Cengiz Erdem on relieving anxiety.
As the subject’s intensity of self-consciousness increases, so does its pain and anxiety in the face of death. This causes hopelessness and despair which may or may not lead to a total devastation of the project of inverting and putting into the spotlight the nothingness at the centre of the subject. Heidegger repeatedly puts all this down in Being and Time when he says that “being-towards-death is angst.” One cure for expelling anxiety has been to believe in god, any other metaphysical construct, or in some cases it has even taken the form of a materialist system of thought; in all these cases, however, an escape is seen as a solution when in fact it is the problem itself.
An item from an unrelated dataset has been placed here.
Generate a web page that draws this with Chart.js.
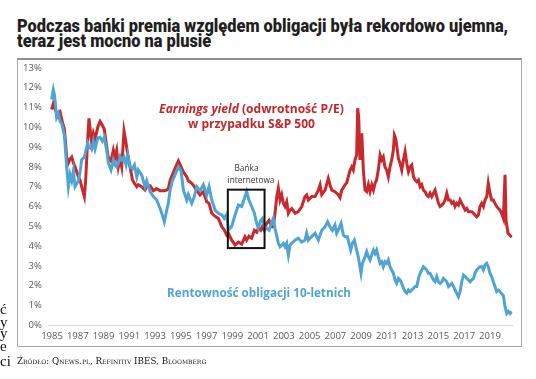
<!DOCTYPE html>
<html><head><meta charset="utf-8">
<script src="https://cdn.jsdelivr.net/npm/chart.js@4.4.1/dist/chart.umd.min.js"></script>
<style>
html,body{margin:0;padding:0;background:#fff;}
body{width:536px;height:379px;overflow:hidden;position:relative;font-family:"Open Sans",sans-serif;}
.t{position:absolute;white-space:nowrap;}
.c{transform:translate(-50%,-50%);}
#t1,#t2{left:17px;font-family:Roboto,sans-serif;font-weight:900;font-size:17.5px;line-height:17px;color:#231f20;transform-origin:0 50%;}
#t1{top:18px}#t2{top:33px}
#frame{position:absolute;left:17px;top:58px;width:503px;height:286px;border:1px solid #a9a9a9;border-top:2px solid #8f8f8f;}
#wrap{position:absolute;left:0;top:0;width:536px;height:379px;}
.red{color:#c3262b;font-weight:700;font-size:12px;}
.blue{color:#4ea4d4;font-weight:700;font-size:12px;}
.bub{color:#333;font-size:10px;}
#src{left:17px;top:356px;font-family:"DejaVu Serif",serif;font-variant:small-caps;font-size:10px;color:#111;}
.frag{left:0px;font-family:"Liberation Serif",serif;font-size:15px;line-height:15px;color:#111;}
</style></head>
<body>
<div id="t1" class="t">Podczas bańki premia względem obligacji była rekordowo ujemna,</div>
<div id="t2" class="t">teraz jest mocno na plusie</div>
<div id="frame"></div>
<div id="wrap"><canvas id="cv" width="536" height="379"></canvas></div>
<div id="r1" class="t c red" style="left:251.5px;top:107.5px"><i>Earnings yield</i> (odwrotność P/E)</div>
<div id="r2" class="t c red" style="left:251.5px;top:122.5px">w przypadku S&amp;P 500</div>
<div id="b1" class="t c bub" style="left:246.5px;top:166.5px">Bańka</div>
<div id="b2" class="t c bub" style="left:251px;top:178.5px">internetowa</div>
<div id="bl" class="t c blue" style="left:259px;top:292px">Rentowność obligacji 10-letnich</div>
<div id="src" class="t">Źródło: Qnews.pl, Refinitiv IBES, Bloomberg</div>
<div class="t frag" style="top:302px">ć</div>
<div class="t frag" style="top:315px">y</div>
<div class="t frag" style="top:326px">y</div>
<div class="t frag" style="top:339px">e</div>
<div class="t frag" style="top:354px">ci</div>
<script>
// ---- data ----
const yearTicks = [1985,1987,1989,1991,1993,1995,1997,1999,2001,2003,2005,2007,2009,2011,2013,2015,2017,2019];
const percentTicks = [0,1,2,3,4,5,6,7,8,9,10,11,12,13];

const earningsYears = [1984.97,1985.1,1985.36,1985.62,1985.75,1985.96,1986.14,1986.27,1986.4,1986.53,1986.66,1986.79,1987.05,1987.17,1987.3,1987.51,1987.61,1987.77,1987.87,1988.08,1988.21,1988.34,1988.55,1988.73,1988.91,1989.06,1989.25,1989.37,1989.58,1989.76,1989.89,1990.02,1990.15,1990.28,1990.41,1990.59,1990.75,1990.88,1991.06,1991.24,1991.4,1991.58,1991.7,1991.96,1992.22,1992.35,1992.61,1992.87,1993.13,1993.39,1993.72,1993.9,1994.03,1994.16,1994.34,1994.55,1994.81,1995.02,1995.2,1995.46,1995.58,1995.85,1996.05,1996.23,1996.49,1996.75,1997.01,1997.19,1997.4,1997.66,1997.91,1998.18,1998.38,1998.56,1998.69,1998.95,1999.21,1999.47,1999.73,1999.98,2000.11,2000.29,2000.5,2000.71,2000.89,2001.02,2001.2,2001.33,2001.48,2001.67,2001.85,2002.06,2002.18,2002.31,2002.45,2002.57,2002.7,2002.83,2002.96,2003.09,2003.22,2003.35,2003.48,2003.61,2003.87,2004.12,2004.39,2004.64,2004.77,2004.9,2005.16,2005.42,2005.68,2005.81,2005.94,2006.2,2006.45,2006.58,2006.72,2006.97,2007.23,2007.36,2007.49,2007.75,2007.88,2008.0,2008.14,2008.27,2008.39,2008.52,2008.65,2008.73,2008.81,2008.91,2009.05,2009.17,2009.3,2009.43,2009.56,2009.69,2009.82,2009.95,2010.08,2010.2,2010.33,2010.47,2010.6,2010.72,2010.85,2010.98,2011.11,2011.24,2011.37,2011.5,2011.58,2011.68,2011.81,2011.89,2012.02,2012.15,2012.28,2012.41,2012.54,2012.67,2012.8,2012.93,2013.06,2013.19,2013.32,2013.45,2013.58,2013.7,2013.83,2013.96,2014.09,2014.22,2014.35,2014.48,2014.61,2014.74,2014.87,2015.0,2015.13,2015.26,2015.39,2015.52,2015.65,2015.78,2015.91,2016.04,2016.17,2016.29,2016.42,2016.55,2016.68,2016.81,2016.94,2017.07,2017.2,2017.33,2017.46,2017.59,2017.72,2017.84,2017.97,2018.1,2018.23,2018.36,2018.49,2018.62,2018.75,2018.87,2019.0,2019.13,2019.26,2019.39,2019.52,2019.65,2019.78,2019.9,2020.04,2020.17,2020.25,2020.4,2020.55,2020.69];
const earningsYield = [10.9,11.2,10.7,10.8,10.4,9.9,8.5,8.2,8.4,8.5,8.2,8.0,7.5,7.35,7.0,6.5,7.3,9.4,10.45,9.2,9.7,9.4,10.0,10.3,10.1,9.9,9.0,8.5,8.3,8.85,8.5,8.85,8.0,8.4,8.0,9.8,9.2,8.6,8.0,7.35,7.17,7.0,7.1,7.0,6.83,7.0,7.05,6.8,6.9,6.8,6.8,6.83,6.9,7.3,7.6,7.93,8.3,8.0,7.75,7.5,7.3,7.17,7.0,6.83,6.58,6.75,6.24,6.16,5.66,5.5,5.4,4.98,4.81,4.56,4.65,4.3,4.05,4.2,4.1,4.47,4.3,4.5,4.4,4.8,4.7,4.9,4.8,4.98,4.8,5.15,5.3,4.98,4.98,5.66,6.5,6.92,6.33,6.6,6.16,6.0,6.24,5.66,5.82,5.9,5.66,5.74,6.0,6.5,6.58,6.33,6.5,6.5,6.83,7.09,6.6,6.83,7.42,7.1,6.83,6.75,6.58,6.45,6.83,7.09,7.2,7.5,7.84,8.0,7.84,8.35,8.6,10.96,10.5,8.35,9.7,7.84,6.83,6.75,7.1,6.75,7.09,6.83,7.17,7.34,7.84,8.6,8.35,8.5,8.0,7.84,7.5,8.0,8.35,8.85,9.6,9.43,8.85,8.43,8.18,7.84,8.35,8.77,8.18,7.76,8.0,8.1,7.5,7.34,7.25,7.34,7.0,7.1,6.83,6.75,6.58,6.5,6.67,6.5,6.67,6.83,6.5,6.16,6.0,6.07,6.16,6.33,6.67,6.33,6.33,6.16,6.24,6.0,6.16,6.07,6.33,6.16,6.0,5.82,5.9,5.74,5.74,5.74,5.66,5.57,5.48,5.57,6.0,6.16,6.0,6.33,6.5,7.17,6.67,6.33,6.33,6.16,6.0,5.9,5.82,5.66,5.4,7.6,5.3,4.65,4.55,4.45];

const bondYears = [1984.97,1985.1,1985.2,1985.36,1985.5,1985.62,1985.75,1985.96,1986.14,1986.27,1986.4,1986.53,1986.66,1986.79,1987.05,1987.17,1987.3,1987.51,1987.77,1987.87,1988.08,1988.21,1988.34,1988.55,1988.73,1988.91,1989.06,1989.25,1989.37,1989.58,1989.76,1989.89,1990.02,1990.15,1990.28,1990.41,1990.59,1990.75,1990.88,1991.06,1991.24,1991.4,1991.58,1991.7,1991.96,1992.22,1992.35,1992.61,1992.87,1993.13,1993.39,1993.55,1993.72,1993.9,1994.03,1994.16,1994.34,1994.55,1994.81,1995.02,1995.2,1995.46,1995.58,1995.85,1996.05,1996.23,1996.49,1996.75,1997.01,1997.19,1997.4,1997.66,1997.91,1998.18,1998.38,1998.56,1998.69,1998.95,1999.21,1999.47,1999.73,1999.98,2000.11,2000.29,2000.5,2000.71,2000.89,2001.02,2001.2,2001.33,2001.48,2001.67,2001.85,2002.06,2002.18,2002.31,2002.45,2002.57,2002.7,2002.83,2002.96,2003.09,2003.22,2003.35,2003.48,2003.61,2003.87,2004.12,2004.39,2004.64,2004.77,2004.9,2005.16,2005.42,2005.68,2005.94,2006.2,2006.4,2006.58,2006.77,2006.97,2007.1,2007.28,2007.44,2007.62,2007.75,2007.93,2008.06,2008.19,2008.32,2008.47,2008.65,2008.78,2008.99,2009.1,2009.3,2009.43,2009.56,2009.69,2009.82,2009.95,2010.08,2010.2,2010.33,2010.47,2010.6,2010.72,2010.85,2010.98,2011.11,2011.24,2011.37,2011.5,2011.63,2011.76,2011.89,2012.02,2012.15,2012.28,2012.41,2012.54,2012.67,2012.8,2012.93,2013.06,2013.19,2013.32,2013.45,2013.58,2013.7,2013.83,2013.96,2014.09,2014.22,2014.35,2014.48,2014.61,2014.74,2014.87,2015.0,2015.13,2015.26,2015.39,2015.52,2015.65,2015.78,2015.91,2016.04,2016.17,2016.29,2016.42,2016.55,2016.68,2016.81,2016.94,2017.07,2017.2,2017.33,2017.46,2017.59,2017.72,2017.84,2017.97,2018.1,2018.23,2018.36,2018.49,2018.62,2018.75,2018.87,2019.0,2019.13,2019.26,2019.39,2019.52,2019.65,2019.78,2019.9,2020.04,2020.17,2020.3,2020.43,2020.56,2020.69];
const bondYield10y = [11.4,11.9,11.6,10.5,10.7,10.3,10.2,9.6,8.0,7.0,7.6,7.3,7.8,7.0,7.3,7.7,8.35,8.5,9.2,9.0,8.9,9.3,8.9,9.45,9.5,9.3,9.5,8.8,8.2,7.85,8.35,8.1,8.0,8.2,8.5,8.35,8.5,8.1,8.6,8.0,7.9,8.1,7.5,7.85,7.6,7.0,7.3,6.75,6.5,6.33,5.9,5.6,5.23,5.8,6.16,6.8,7.3,7.6,8.0,7.8,6.83,6.33,6.6,6.16,6.5,7.0,6.8,7.1,6.58,7.0,6.33,5.82,5.66,5.57,5.4,5.6,4.8,5.0,5.57,6.07,6.0,6.5,6.75,6.33,6.0,5.66,5.15,4.9,5.3,5.4,5.0,4.9,4.8,5.2,5.4,4.9,4.5,4.14,3.97,4.05,4.14,3.97,4.14,3.55,4.05,4.14,4.3,4.4,4.2,4.3,4.65,4.3,4.48,4.65,4.3,4.8,4.98,5.23,4.97,4.8,5.06,4.65,4.9,5.15,4.56,4.47,4.47,4.14,3.8,4.14,4.3,3.8,3.46,2.63,3.13,3.46,3.72,3.46,3.3,3.55,3.8,3.63,3.8,3.46,3.13,3.21,2.96,3.21,3.13,3.3,2.96,2.79,2.63,2.29,2.12,2.37,2.29,2.12,1.87,1.7,1.62,1.78,1.7,1.78,1.87,1.96,1.96,2.37,2.63,2.79,2.96,2.88,2.79,2.63,2.63,2.46,2.29,2.2,2.46,2.2,2.12,2.2,2.37,2.29,2.2,1.96,2.04,2.12,1.96,1.78,1.62,1.44,1.7,2.2,2.54,2.46,2.37,2.29,2.2,2.29,2.37,2.63,2.79,2.88,2.96,2.96,2.79,3.05,3.13,2.96,2.63,2.46,2.2,1.96,1.7,1.78,1.7,1.6,1.5,0.94,0.6,0.7,0.6,0.69];

// annotation box around the dot-com bubble (in data units)
const bubbleBox = {x0:1998.65, x1:2001.5, y0:3.9, y1:6.85};

// ---- fit text widths to the reference ----
function fitW(id, w){const el=document.getElementById(id);const r=el.getBoundingClientRect().width;const fs=parseFloat(getComputedStyle(el).fontSize);el.style.fontSize=(fs*w/r)+'px';}
function squeeze(ids, w){const el=document.getElementById(ids[0]);const r=el.getBoundingClientRect().width;const s=w/r;ids.forEach(i=>{document.getElementById(i).style.transform='scaleX('+s+')';});}
squeeze(['t1','t2'], 491);
fitW('r1',185); fitW('r2',127); fitW('bl',184); fitW('b2',47); fitW('src',192);
document.getElementById('b1').style.fontSize=document.getElementById('b2').style.fontSize;

const boxPlugin = {
  id:'bubbleBox',
  afterDatasetsDraw(chart){
    const {ctx, scales:{x,y}} = chart;
    const l=x.getPixelForValue(bubbleBox.x0), r=x.getPixelForValue(bubbleBox.x1);
    const t=y.getPixelForValue(bubbleBox.y1), b=y.getPixelForValue(bubbleBox.y0);
    ctx.save(); ctx.strokeStyle='#111'; ctx.lineWidth=2; ctx.strokeRect(l,t,r-l,b-t); ctx.restore();
  }
};

const tickFont = {family:'"Open Sans", sans-serif', size:9.5};
new Chart(document.getElementById('cv'), {
  type:'line',
  data:{datasets:[
    {label:'Rentowność obligacji 10-letnich', data:bondYears.map((v,i)=>({x:v,y:bondYield10y[i]})), borderColor:'#4ea4d4', borderWidth:3, pointRadius:0, tension:0, fill:false},
    {label:'Earnings yield', data:earningsYears.map((v,i)=>({x:v,y:earningsYield[i]})), borderColor:'#c9292d', borderWidth:3, pointRadius:0, tension:0, fill:false}
  ]},
  options:{
    responsive:false, animation:false, devicePixelRatio:1,
    layout:{padding:{left:0,right:23.5,top:67.9,bottom:33.7}},
    plugins:{legend:{display:false}, tooltip:{enabled:false}},
    scales:{
      x:{type:'linear', min:1984.75, max:2020.75,
        afterBuildTicks:ax=>{ax.ticks=yearTicks.map(v=>({value:v}));},
        afterFit:s=>{s.height=20;},
        grid:{display:false, drawTicks:false},
        border:{display:true, color:'#d9d9d9', width:1},
        ticks:{callback:v=>String(v), color:'#595959', font:tickFont, padding:5, maxRotation:0, autoSkip:false}},
      y:{min:0, max:13,
        afterBuildTicks:ax=>{ax.ticks=percentTicks.map(v=>({value:v}));},
        afterFit:s=>{s.width=48.8;},
        grid:{display:false, drawTicks:false},
        border:{display:false},
        ticks:{callback:v=>v+'%', color:'#595959', font:tickFont, padding:7}}
    }
  },
  plugins:[boxPlugin]
});
</script>
</body></html>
For our concerns, an escapist attitude, and especially one that tries to go beyond the physical, does not work at all, for what we are looking for is a way of learning to make use of the reality of the death drive as an interior exteriority constitutive of the subject as a creative agent.
 
Comments:
"...an interior exteriority constitutive of the subject as a creative agent."

You mean it is OK to be anxious? I have found that to be a "hard-sell." We are taught that anxiety is not just painful but it is abnormal. We'd rather have the disability where we are unable to feel any pain. Or maybe there is a distinction between necessary and unnecessary anxiety?

PS. Might it be that the poetic invention of "beyng" and "differance" are aids to mindfulness?